#### PROMPT
Go through the data below and copy it exactly, skipping every picture.

────────────────────

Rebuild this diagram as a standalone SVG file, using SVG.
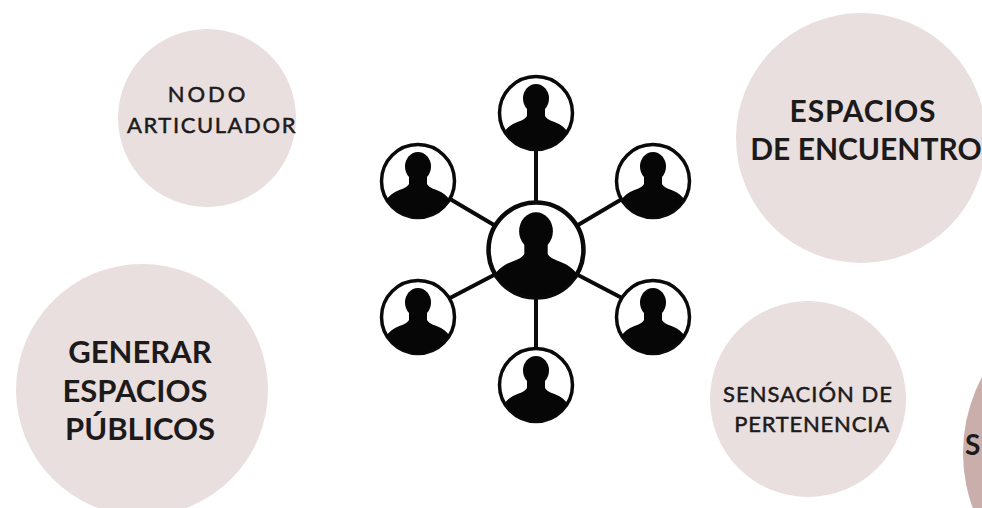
<svg xmlns="http://www.w3.org/2000/svg" xmlns:xlink="http://www.w3.org/1999/xlink" width="982" height="508" viewBox="0 0 982 508">
<style>
.blob{fill:#e9dfde}
.t{font-family:"Lato","Liberation Sans",sans-serif;fill:#1c1a1a;font-weight:700;text-anchor:middle}
.m{font-weight:400;stroke:#1c1a1a;stroke-width:.5}
.link{stroke:#0a0a0a;stroke-width:4;fill:none}
.ring{fill:#fff;stroke:#0a0a0a}
</style>
<defs>
<clipPath id="c"><circle r="36"/></clipPath>
<g id="p">
<circle class="ring" r="36.5" stroke-width="3.5"/>
<g clip-path="url(#c)" fill="#060606">
<ellipse cx="0" cy="-14.500" rx="13" ry="14.500"/>
<path d="M-9-6H9V3C11 7 17 8 23 11C28 14 31 17 33 21V40H-33V21C-31 17-28 14-23 11C-17 8-11 7-9 3Z"/>
</g>
</g>
</defs>
<rect width="982" height="508" fill="#fff"/>
<g id="connectors">
<path class="link" d="M536 150V212M536 288V350M450 199L494 225M578 225L622 199M494 275L450 298M578 275L622 298"/>
</g>
<g id="nodo"><circle class="blob" cx="207" cy="118" r="89"/>
<text class="t m" font-size="22"><tspan x="208" y="102" letter-spacing="3">NODO</tspan><tspan x="212" y="133" letter-spacing="1.6">ARTICULADOR</tspan></text></g>
<g id="espacios-encuentro"><circle class="blob" cx="861" cy="138" r="125"/>
<text class="t" font-size="30"><tspan x="863" y="122" letter-spacing=".8">ESPACIOS</tspan><tspan x="866" y="160">DE ENCUENTRO</tspan></text></g>
<g id="generar"><circle class="blob" cx="142" cy="390" r="126"/>
<text class="t" font-size="31"><tspan x="140" y="363">GENERAR</tspan><tspan x="135" y="402">ESPACIOS</tspan><tspan x="140" y="440">PÚBLICOS</tspan></text></g>
<g id="sensacion"><circle class="blob" cx="808" cy="399" r="98"/>
<text class="t m" font-size="22"><tspan x="808" y="402" letter-spacing="1">SENSACIÓN DE</tspan><tspan x="812" y="432" letter-spacing=".8">PERTENENCIA</tspan></text></g>
<g id="parcial"><circle cx="1124" cy="453" r="161" fill="#c9aeac"/>
<text class="t" x="965" y="455" font-size="28" style="text-anchor:start">S</text></g>
<g id="persona-centro"><use xlink:href="#p" transform="translate(536 250) scale(1.3)"/></g>
<g id="persona-arriba"><use xlink:href="#p" x="536" y="113"/></g>
<g id="persona-arriba-izq"><use xlink:href="#p" x="418" y="181"/></g>
<g id="persona-arriba-der"><use xlink:href="#p" x="653" y="181"/></g>
<g id="persona-abajo-izq"><use xlink:href="#p" x="418" y="317"/></g>
<g id="persona-abajo-der"><use xlink:href="#p" x="653" y="317"/></g>
<g id="persona-abajo"><use xlink:href="#p" x="536" y="385"/></g>
</svg>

────────────────────

#### WRITTEN SOLUTION
Rebuild this diagram as a standalone SVG file, using SVG.
<svg xmlns="http://www.w3.org/2000/svg" xmlns:xlink="http://www.w3.org/1999/xlink" width="982" height="508" viewBox="0 0 982 508">
<style>
.blob{fill:#e9dfde}
.t{font-family:"Lato","Liberation Sans",sans-serif;fill:#1c1a1a;font-weight:700;text-anchor:middle}
.m{font-weight:400;stroke:#1c1a1a;stroke-width:.5}
.link{stroke:#0a0a0a;stroke-width:4;fill:none}
.ring{fill:#fff;stroke:#0a0a0a}
</style>
<defs>
<clipPath id="c"><circle r="36"/></clipPath>
<g id="p">
<circle class="ring" r="36.5" stroke-width="3.5"/>
<g clip-path="url(#c)" fill="#060606">
<ellipse cx="0" cy="-14.500" rx="13" ry="14.500"/>
<path d="M-9-6H9V3C11 7 17 8 23 11C28 14 31 17 33 21V40H-33V21C-31 17-28 14-23 11C-17 8-11 7-9 3Z"/>
</g>
</g>
</defs>
<rect width="982" height="508" fill="#fff"/>
<g id="connectors">
<path class="link" d="M536 150V212M536 288V350M450 199L494 225M578 225L622 199M494 275L450 298M578 275L622 298"/>
</g>
<g id="nodo"><circle class="blob" cx="207" cy="118" r="89"/>
<text class="t m" font-size="22"><tspan x="208" y="102" letter-spacing="3">NODO</tspan><tspan x="212" y="133" letter-spacing="1.6">ARTICULADOR</tspan></text></g>
<g id="espacios-encuentro"><circle class="blob" cx="861" cy="138" r="125"/>
<text class="t" font-size="30"><tspan x="863" y="122" letter-spacing=".8">ESPACIOS</tspan><tspan x="866" y="160">DE ENCUENTRO</tspan></text></g>
<g id="generar"><circle class="blob" cx="142" cy="390" r="126"/>
<text class="t" font-size="31"><tspan x="140" y="363">GENERAR</tspan><tspan x="135" y="402">ESPACIOS</tspan><tspan x="140" y="440">PÚBLICOS</tspan></text></g>
<g id="sensacion"><circle class="blob" cx="808" cy="399" r="98"/>
<text class="t m" font-size="22"><tspan x="808" y="402" letter-spacing="1">SENSACIÓN DE</tspan><tspan x="812" y="432" letter-spacing=".8">PERTENENCIA</tspan></text></g>
<g id="parcial"><circle cx="1124" cy="453" r="161" fill="#c9aeac"/>
<text class="t" x="965" y="455" font-size="28" style="text-anchor:start">S</text></g>
<g id="persona-centro"><use xlink:href="#p" transform="translate(536 250) scale(1.3)"/></g>
<g id="persona-arriba"><use xlink:href="#p" x="536" y="113"/></g>
<g id="persona-arriba-izq"><use xlink:href="#p" x="418" y="181"/></g>
<g id="persona-arriba-der"><use xlink:href="#p" x="653" y="181"/></g>
<g id="persona-abajo-izq"><use xlink:href="#p" x="418" y="317"/></g>
<g id="persona-abajo-der"><use xlink:href="#p" x="653" y="317"/></g>
<g id="persona-abajo"><use xlink:href="#p" x="536" y="385"/></g>
</svg>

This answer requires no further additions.